**Supplied information:**
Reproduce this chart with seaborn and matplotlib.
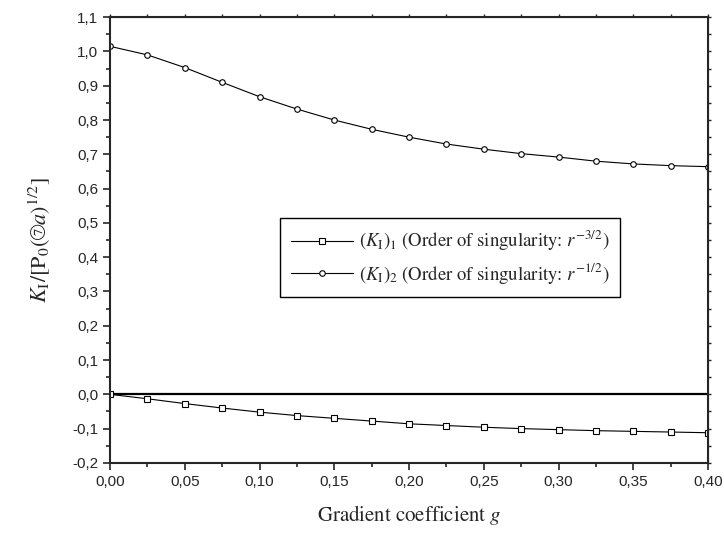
import numpy as np
import pandas as pd
import matplotlib
matplotlib.use('Agg')
import matplotlib.pyplot as plt
import seaborn as sns
from matplotlib.ticker import MultipleLocator, FuncFormatter

# gradient coefficient g
g = [0.0, 0.025, 0.05, 0.075, 0.1, 0.125, 0.15, 0.175, 0.2, 0.225,
     0.25, 0.275, 0.3, 0.325, 0.35, 0.375, 0.4]

# (K_I)_1, order of singularity r^-3/2
k1 = [0.0, -0.013, -0.027, -0.040, -0.052, -0.062, -0.070, -0.078, -0.086,
      -0.091, -0.096, -0.100, -0.103, -0.106, -0.108, -0.110, -0.112]

# (K_I)_2, order of singularity r^-1/2
k2 = [1.015, 0.990, 0.953, 0.910, 0.868, 0.832, 0.800, 0.773, 0.750,
      0.730, 0.715, 0.702, 0.692, 0.680, 0.672, 0.667, 0.664]

labels = [r'$(K_\mathrm{I})_1$ (Order of singularity: $r^{-3/2}$)',
          r'$(K_\mathrm{I})_2$ (Order of singularity: $r^{-1/2}$)']

sns.set_style('ticks')
plt.rcParams['font.family'] = ['Liberation Sans', 'DejaVu Sans']
plt.rcParams['mathtext.fontset'] = 'stix'

df = pd.DataFrame({'g': g, 'k1': k1, 'k2': k2})

fig = plt.figure(figsize=(7.24, 5.37), dpi=100)
ax = fig.add_axes([0.152, 0.138, 0.826, 0.830])

sns.lineplot(data=df, x='g', y='k1', ax=ax, color='black', lw=0.8,
             marker='s', markersize=4, markerfacecolor='white',
             markeredgecolor='black', markeredgewidth=0.8, label=labels[0])
sns.lineplot(data=df, x='g', y='k2', ax=ax, color='black', lw=0.8,
             marker='o', markersize=4, markerfacecolor='white',
             markeredgecolor='black', markeredgewidth=0.8, label=labels[1])

ax.axhline(0, color='black', lw=1.6, zorder=1)

ax.set_xlim(0, 0.4)
ax.set_ylim(-0.2, 1.1)
ax.xaxis.set_major_locator(MultipleLocator(0.05))
ax.xaxis.set_minor_locator(MultipleLocator(0.025))
ax.yaxis.set_major_locator(MultipleLocator(0.1))
ax.yaxis.set_minor_locator(MultipleLocator(0.05))
ax.xaxis.set_major_formatter(FuncFormatter(lambda v, p: f'{v:.2f}'.replace('.', ',')))
ax.yaxis.set_major_formatter(FuncFormatter(lambda v, p: f'{v:.1f}'.replace('.', ',').replace('-0,0', '0,0')))

ax.tick_params(which='major', direction='out', length=5, width=1.2, labelsize=11)
ax.tick_params(which='minor', direction='out', length=3, width=1.2)
ax.tick_params(axis='x', which='both', top=False)
ax.tick_params(axis='y', which='both', right=False)
for s in ax.spines.values():
    s.set_linewidth(1.5)
    s.set_visible(True)

# small outward ticks on the top and right spines
ax2 = ax.secondary_xaxis('top')
ax2.xaxis.set_major_locator(MultipleLocator(0.025))
ax2.tick_params(direction='out', length=2, width=1)
ax2.set_xticklabels([])
ax3 = ax.secondary_yaxis('right')
ax3.yaxis.set_major_locator(MultipleLocator(0.05))
ax3.tick_params(direction='out', length=2, width=1)
ax3.set_yticklabels([])

ax.set_xlabel(r'Gradient coefficient $g$', family='STIXGeneral', fontsize=15, labelpad=10)
ax.set_ylabel(r'$K_\mathrm{I}/[\mathrm{P}_0(⑦a)^{1/2}]$', family='STIXGeneral', fontsize=16, labelpad=14)

leg = ax.legend(loc='upper left', bbox_to_anchor=(0.284, 0.55), frameon=True,
                fancybox=False, edgecolor='black', framealpha=1, borderaxespad=0,
                prop={'family': 'STIXGeneral', 'size': 13.5}, handlelength=3.3,
                handletextpad=0.3, borderpad=0.6, labelspacing=0.4)
leg.get_frame().set_linewidth(1.0)

fig.savefig('out.png', dpi=100)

**What this task involves:** Quote the material in full and exactly; do not carry over its pictures.

**Answer for this exercise:**
Reproduce this chart with seaborn and matplotlib.
import numpy as np
import pandas as pd
import matplotlib
matplotlib.use('Agg')
import matplotlib.pyplot as plt
import seaborn as sns
from matplotlib.ticker import MultipleLocator, FuncFormatter

# gradient coefficient g
g = [0.0, 0.025, 0.05, 0.075, 0.1, 0.125, 0.15, 0.175, 0.2, 0.225,
     0.25, 0.275, 0.3, 0.325, 0.35, 0.375, 0.4]

# (K_I)_1, order of singularity r^-3/2
k1 = [0.0, -0.013, -0.027, -0.040, -0.052, -0.062, -0.070, -0.078, -0.086,
      -0.091, -0.096, -0.100, -0.103, -0.106, -0.108, -0.110, -0.112]

# (K_I)_2, order of singularity r^-1/2
k2 = [1.015, 0.990, 0.953, 0.910, 0.868, 0.832, 0.800, 0.773, 0.750,
      0.730, 0.715, 0.702, 0.692, 0.680, 0.672, 0.667, 0.664]

labels = [r'$(K_\mathrm{I})_1$ (Order of singularity: $r^{-3/2}$)',
          r'$(K_\mathrm{I})_2$ (Order of singularity: $r^{-1/2}$)']

sns.set_style('ticks')
plt.rcParams['font.family'] = ['Liberation Sans', 'DejaVu Sans']
plt.rcParams['mathtext.fontset'] = 'stix'

df = pd.DataFrame({'g': g, 'k1': k1, 'k2': k2})

fig = plt.figure(figsize=(7.24, 5.37), dpi=100)
ax = fig.add_axes([0.152, 0.138, 0.826, 0.830])

sns.lineplot(data=df, x='g', y='k1', ax=ax, color='black', lw=0.8,
             marker='s', markersize=4, markerfacecolor='white',
             markeredgecolor='black', markeredgewidth=0.8, label=labels[0])
sns.lineplot(data=df, x='g', y='k2', ax=ax, color='black', lw=0.8,
             marker='o', markersize=4, markerfacecolor='white',
             markeredgecolor='black', markeredgewidth=0.8, label=labels[1])

ax.axhline(0, color='black', lw=1.6, zorder=1)

ax.set_xlim(0, 0.4)
ax.set_ylim(-0.2, 1.1)
ax.xaxis.set_major_locator(MultipleLocator(0.05))
ax.xaxis.set_minor_locator(MultipleLocator(0.025))
ax.yaxis.set_major_locator(MultipleLocator(0.1))
ax.yaxis.set_minor_locator(MultipleLocator(0.05))
ax.xaxis.set_major_formatter(FuncFormatter(lambda v, p: f'{v:.2f}'.replace('.', ',')))
ax.yaxis.set_major_formatter(FuncFormatter(lambda v, p: f'{v:.1f}'.replace('.', ',').replace('-0,0', '0,0')))

ax.tick_params(which='major', direction='out', length=5, width=1.2, labelsize=11)
ax.tick_params(which='minor', direction='out', length=3, width=1.2)
ax.tick_params(axis='x', which='both', top=False)
ax.tick_params(axis='y', which='both', right=False)
for s in ax.spines.values():
    s.set_linewidth(1.5)
    s.set_visible(True)

# small outward ticks on the top and right spines
ax2 = ax.secondary_xaxis('top')
ax2.xaxis.set_major_locator(MultipleLocator(0.025))
ax2.tick_params(direction='out', length=2, width=1)
ax2.set_xticklabels([])
ax3 = ax.secondary_yaxis('right')
ax3.yaxis.set_major_locator(MultipleLocator(0.05))
ax3.tick_params(direction='out', length=2, width=1)
ax3.set_yticklabels([])

ax.set_xlabel(r'Gradient coefficient $g$', family='STIXGeneral', fontsize=15, labelpad=10)
ax.set_ylabel(r'$K_\mathrm{I}/[\mathrm{P}_0(⑦a)^{1/2}]$', family='STIXGeneral', fontsize=16, labelpad=14)

leg = ax.legend(loc='upper left', bbox_to_anchor=(0.284, 0.55), frameon=True,
                fancybox=False, edgecolor='black', framealpha=1, borderaxespad=0,
                prop={'family': 'STIXGeneral', 'size': 13.5}, handlelength=3.3,
                handletextpad=0.3, borderpad=0.6, labelspacing=0.4)
leg.get_frame().set_linewidth(1.0)

fig.savefig('out.png', dpi=100)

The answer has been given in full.